The E.P.A.’s decision would be the first time that the federal government has regulated formaldehyde inside most American homes.
“The stakes are high for public health,” said Tom Neltner, senior adviser for regulatory affairs at the National Center for Healthy Housing, who has closely monitored the debate over the rules. “What we can’t have here is an outcome that fails to confront the health threat we all know exists.”
The proposal would not ban formaldehyde — commonly used as an ingredient in wood glue in furniture and flooring — but it would impose rules that prevent dangerous levels of the chemical’s vapors from those products, and would set testing standards to ensure that products sold in the United States comply with those limits. The debate has sharpened in the face of growing concern about the safety of formaldehyde-treated flooring imported from Asia, especially China.
What is certain is that a lot of money is at stake: American companies sell billions of dollars’ worth of wood products each year that contain formaldehyde, and some argue that the proposed regulation would impose unfair costs and restrictions.
Determined to block the agency’s rule as proposed, these industry players have turned to the White House, members of Congress and top E.P.A. officials, pressing them to roll back the testing requirements in particular, calling them redundant and too expensive.
“There are potentially over a million manufacturing jobs that will be impacted if the proposed rule is finalized without changes,” wrote Bill Perdue, the chief lobbyist at the American Home Furnishings Alliance, a leading critic of the testing requirements in the proposed regulation, in one letter to the E.P.A.
Industry opposition helped create an odd alignment of forces working to thwart the rule. The White House moved to strike out key aspects of the proposal. Subsequent appeals for more changes were voiced by players as varied as Senator Barbara Boxer, Democrat of California, and Senator Roger Wicker, Republican of Mississippi, as well as furniture industry lobbyists.

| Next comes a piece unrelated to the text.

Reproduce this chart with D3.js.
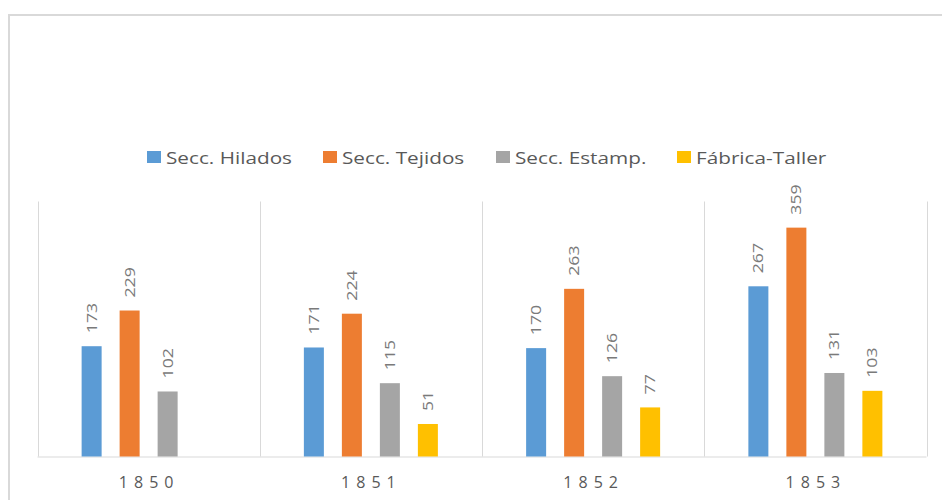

Hurricane Katrina in 2005 helped ignite the public debate over formaldehyde, after the deadly storm destroyed or damaged hundreds of thousands of homes along the Gulf of Mexico, forcing families into temporary trailers provided by the Federal Emergency Management Agency.
The displaced storm victims quickly began reporting respiratory problems, burning eyes and other issues, and tests then confirmed high levels of formaldehyde fumes leaking into the air inside the trailers, which in many cases had been hastily constructed.
Public health advocates petitioned the E.P.A. to issue limits on formaldehyde in building materials and furniture used in homes, given that limits already existed for exposure in workplaces. But three years after the storm, only California had issued such limits.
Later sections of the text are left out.